DATA SEGMENT
+++

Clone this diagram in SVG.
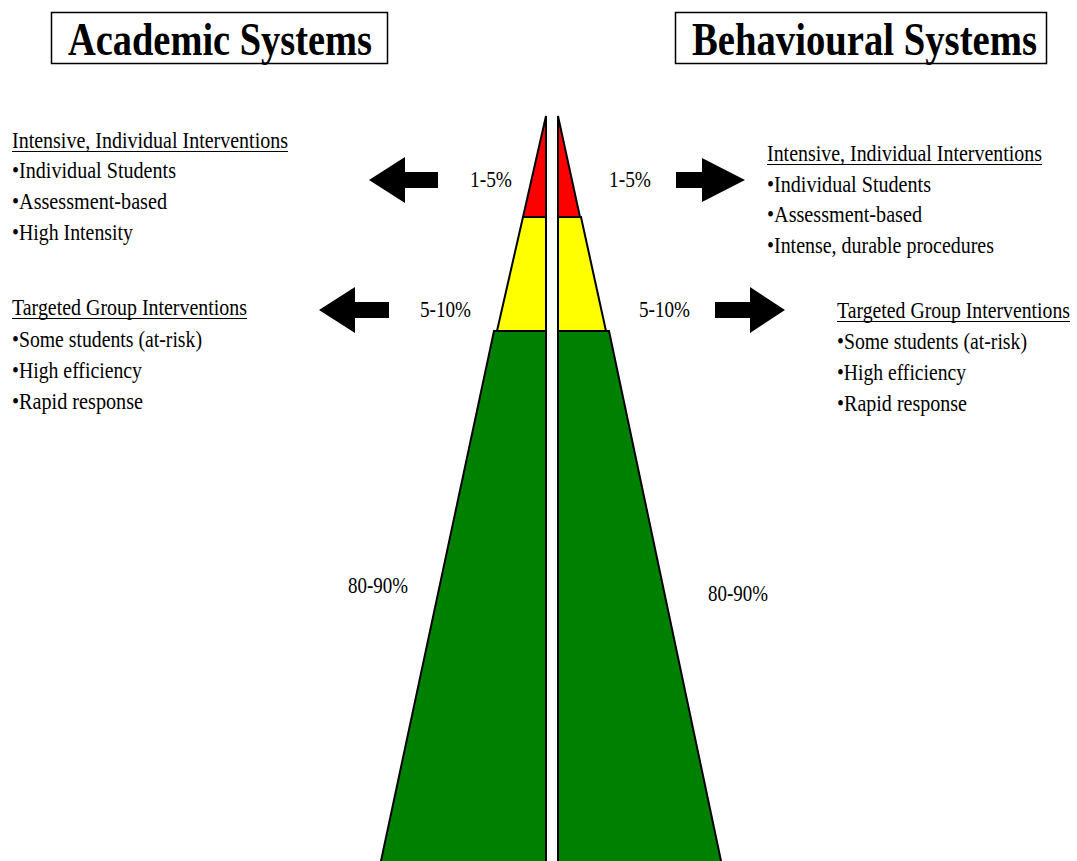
<svg xmlns="http://www.w3.org/2000/svg" width="1077" height="861" viewBox="0 0 1077 861">
<style>
.t{font-family:"Liberation Serif","Times New Roman",serif;font-size:23px;fill:#000}
.h{font-family:"Liberation Serif","Times New Roman",serif;font-size:47px;font-weight:bold;fill:#000}
.box{fill:#fff;stroke:#000;stroke-width:1.5}
.tier{stroke:#000;stroke-width:2;stroke-linejoin:miter}
.ul{stroke:#000;stroke-width:1.2}
.arr{fill:#000}
</style>
<rect width="1077" height="861" fill="#fff"/>
<g id="title-academic">
<rect class="box" x="51.5" y="12.5" width="336" height="51"/>
<text class="h" x="68" y="55" textLength="304" lengthAdjust="spacingAndGlyphs">Academic Systems</text>
</g>
<g id="title-behavioural">
<rect class="box" x="675.5" y="12.5" width="371" height="51"/>
<text class="h" x="692" y="55" textLength="345" lengthAdjust="spacingAndGlyphs">Behavioural Systems</text>
</g>
<g id="pyramid-left">
<polygon class="tier" fill="#008000" points="494,331 546,331 546,875 378,875"/>
<polygon class="tier" fill="#ffff00" points="523,217 546,217 546,331 497,331"/>
<polygon class="tier" fill="#ff0000" points="546,116 546,217 523,217"/>
</g>
<g id="pyramid-right">
<polygon class="tier" fill="#008000" points="558,331 609,331 724,875 558,875"/>
<polygon class="tier" fill="#ffff00" points="558,217 581,217 606,331 558,331"/>
<polygon class="tier" fill="#ff0000" points="558,116 580,217 558,217"/>
</g>
<g id="connectors">
<polygon class="arr" points="369,180 405,157 405,172 438,172 438,188 405,188 405,203"/>
<polygon class="arr" points="319,310 355,287 355,302 389,302 389,318 355,318 355,333"/>
<polygon class="arr" points="745,180 702,158 702,172 676,172 676,188 702,188 702,202"/>
<polygon class="arr" points="785,310 750,287 750,302 715,302 715,318 750,318 750,333"/>
</g>
<g id="labels-percent">
<text class="t" x="470" y="187" textLength="42" lengthAdjust="spacingAndGlyphs">1-5%</text>
<text class="t" x="609" y="187" textLength="42" lengthAdjust="spacingAndGlyphs">1-5%</text>
<text class="t" x="420" y="317" textLength="51" lengthAdjust="spacingAndGlyphs">5-10%</text>
<text class="t" x="639" y="317" textLength="51" lengthAdjust="spacingAndGlyphs">5-10%</text>
<text class="t" x="348" y="593" textLength="60" lengthAdjust="spacingAndGlyphs">80-90%</text>
<text class="t" x="708" y="601" textLength="60" lengthAdjust="spacingAndGlyphs">80-90%</text>
</g>
<g id="academic-intensive">
<text class="t" x="12" y="148" textLength="276" lengthAdjust="spacingAndGlyphs">Intensive, Individual Interventions</text>
<line class="ul" x1="12" y1="151.5" x2="288" y2="151.5"/>
<text class="t" x="12" y="178" textLength="164" lengthAdjust="spacingAndGlyphs">•Individual Students</text>
<text class="t" x="12" y="209" textLength="155" lengthAdjust="spacingAndGlyphs">•Assessment-based</text>
<text class="t" x="12" y="240" textLength="121" lengthAdjust="spacingAndGlyphs">•High Intensity</text>
</g>
<g id="academic-targeted">
<text class="t" x="12" y="315" textLength="235" lengthAdjust="spacingAndGlyphs">Targeted Group Interventions</text>
<line class="ul" x1="12" y1="318.5" x2="247" y2="318.5"/>
<text class="t" x="12" y="347" textLength="190" lengthAdjust="spacingAndGlyphs">•Some students (at-risk)</text>
<text class="t" x="12" y="378" textLength="130" lengthAdjust="spacingAndGlyphs">•High efficiency</text>
<text class="t" x="12" y="409" textLength="131" lengthAdjust="spacingAndGlyphs">•Rapid response</text>
</g>
<g id="behavioural-intensive">
<text class="t" x="767" y="161" textLength="275" lengthAdjust="spacingAndGlyphs">Intensive, Individual Interventions</text>
<line class="ul" x1="767" y1="164.5" x2="1042" y2="164.5"/>
<text class="t" x="767" y="192" textLength="164" lengthAdjust="spacingAndGlyphs">•Individual Students</text>
<text class="t" x="767" y="222" textLength="155" lengthAdjust="spacingAndGlyphs">•Assessment-based</text>
<text class="t" x="767" y="253" textLength="227" lengthAdjust="spacingAndGlyphs">•Intense, durable procedures</text>
</g>
<g id="behavioural-targeted">
<text class="t" x="837" y="318" textLength="233" lengthAdjust="spacingAndGlyphs">Targeted Group Interventions</text>
<line class="ul" x1="837" y1="321.5" x2="1070" y2="321.5"/>
<text class="t" x="837" y="349" textLength="190" lengthAdjust="spacingAndGlyphs">•Some students (at-risk)</text>
<text class="t" x="837" y="380" textLength="129" lengthAdjust="spacingAndGlyphs">•High efficiency</text>
<text class="t" x="837" y="411" textLength="130" lengthAdjust="spacingAndGlyphs">•Rapid response</text>
</g>
</svg>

+++

Reproduce each line exactly, please, except for any pictures.

Clone this diagram in SVG.
<svg xmlns="http://www.w3.org/2000/svg" width="1077" height="861" viewBox="0 0 1077 861">
<style>
.t{font-family:"Liberation Serif","Times New Roman",serif;font-size:23px;fill:#000}
.h{font-family:"Liberation Serif","Times New Roman",serif;font-size:47px;font-weight:bold;fill:#000}
.box{fill:#fff;stroke:#000;stroke-width:1.5}
.tier{stroke:#000;stroke-width:2;stroke-linejoin:miter}
.ul{stroke:#000;stroke-width:1.2}
.arr{fill:#000}
</style>
<rect width="1077" height="861" fill="#fff"/>
<g id="title-academic">
<rect class="box" x="51.5" y="12.5" width="336" height="51"/>
<text class="h" x="68" y="55" textLength="304" lengthAdjust="spacingAndGlyphs">Academic Systems</text>
</g>
<g id="title-behavioural">
<rect class="box" x="675.5" y="12.5" width="371" height="51"/>
<text class="h" x="692" y="55" textLength="345" lengthAdjust="spacingAndGlyphs">Behavioural Systems</text>
</g>
<g id="pyramid-left">
<polygon class="tier" fill="#008000" points="494,331 546,331 546,875 378,875"/>
<polygon class="tier" fill="#ffff00" points="523,217 546,217 546,331 497,331"/>
<polygon class="tier" fill="#ff0000" points="546,116 546,217 523,217"/>
</g>
<g id="pyramid-right">
<polygon class="tier" fill="#008000" points="558,331 609,331 724,875 558,875"/>
<polygon class="tier" fill="#ffff00" points="558,217 581,217 606,331 558,331"/>
<polygon class="tier" fill="#ff0000" points="558,116 580,217 558,217"/>
</g>
<g id="connectors">
<polygon class="arr" points="369,180 405,157 405,172 438,172 438,188 405,188 405,203"/>
<polygon class="arr" points="319,310 355,287 355,302 389,302 389,318 355,318 355,333"/>
<polygon class="arr" points="745,180 702,158 702,172 676,172 676,188 702,188 702,202"/>
<polygon class="arr" points="785,310 750,287 750,302 715,302 715,318 750,318 750,333"/>
</g>
<g id="labels-percent">
<text class="t" x="470" y="187" textLength="42" lengthAdjust="spacingAndGlyphs">1-5%</text>
<text class="t" x="609" y="187" textLength="42" lengthAdjust="spacingAndGlyphs">1-5%</text>
<text class="t" x="420" y="317" textLength="51" lengthAdjust="spacingAndGlyphs">5-10%</text>
<text class="t" x="639" y="317" textLength="51" lengthAdjust="spacingAndGlyphs">5-10%</text>
<text class="t" x="348" y="593" textLength="60" lengthAdjust="spacingAndGlyphs">80-90%</text>
<text class="t" x="708" y="601" textLength="60" lengthAdjust="spacingAndGlyphs">80-90%</text>
</g>
<g id="academic-intensive">
<text class="t" x="12" y="148" textLength="276" lengthAdjust="spacingAndGlyphs">Intensive, Individual Interventions</text>
<line class="ul" x1="12" y1="151.5" x2="288" y2="151.5"/>
<text class="t" x="12" y="178" textLength="164" lengthAdjust="spacingAndGlyphs">•Individual Students</text>
<text class="t" x="12" y="209" textLength="155" lengthAdjust="spacingAndGlyphs">•Assessment-based</text>
<text class="t" x="12" y="240" textLength="121" lengthAdjust="spacingAndGlyphs">•High Intensity</text>
</g>
<g id="academic-targeted">
<text class="t" x="12" y="315" textLength="235" lengthAdjust="spacingAndGlyphs">Targeted Group Interventions</text>
<line class="ul" x1="12" y1="318.5" x2="247" y2="318.5"/>
<text class="t" x="12" y="347" textLength="190" lengthAdjust="spacingAndGlyphs">•Some students (at-risk)</text>
<text class="t" x="12" y="378" textLength="130" lengthAdjust="spacingAndGlyphs">•High efficiency</text>
<text class="t" x="12" y="409" textLength="131" lengthAdjust="spacingAndGlyphs">•Rapid response</text>
</g>
<g id="behavioural-intensive">
<text class="t" x="767" y="161" textLength="275" lengthAdjust="spacingAndGlyphs">Intensive, Individual Interventions</text>
<line class="ul" x1="767" y1="164.5" x2="1042" y2="164.5"/>
<text class="t" x="767" y="192" textLength="164" lengthAdjust="spacingAndGlyphs">•Individual Students</text>
<text class="t" x="767" y="222" textLength="155" lengthAdjust="spacingAndGlyphs">•Assessment-based</text>
<text class="t" x="767" y="253" textLength="227" lengthAdjust="spacingAndGlyphs">•Intense, durable procedures</text>
</g>
<g id="behavioural-targeted">
<text class="t" x="837" y="318" textLength="233" lengthAdjust="spacingAndGlyphs">Targeted Group Interventions</text>
<line class="ul" x1="837" y1="321.5" x2="1070" y2="321.5"/>
<text class="t" x="837" y="349" textLength="190" lengthAdjust="spacingAndGlyphs">•Some students (at-risk)</text>
<text class="t" x="837" y="380" textLength="129" lengthAdjust="spacingAndGlyphs">•High efficiency</text>
<text class="t" x="837" y="411" textLength="130" lengthAdjust="spacingAndGlyphs">•Rapid response</text>
</g>
</svg>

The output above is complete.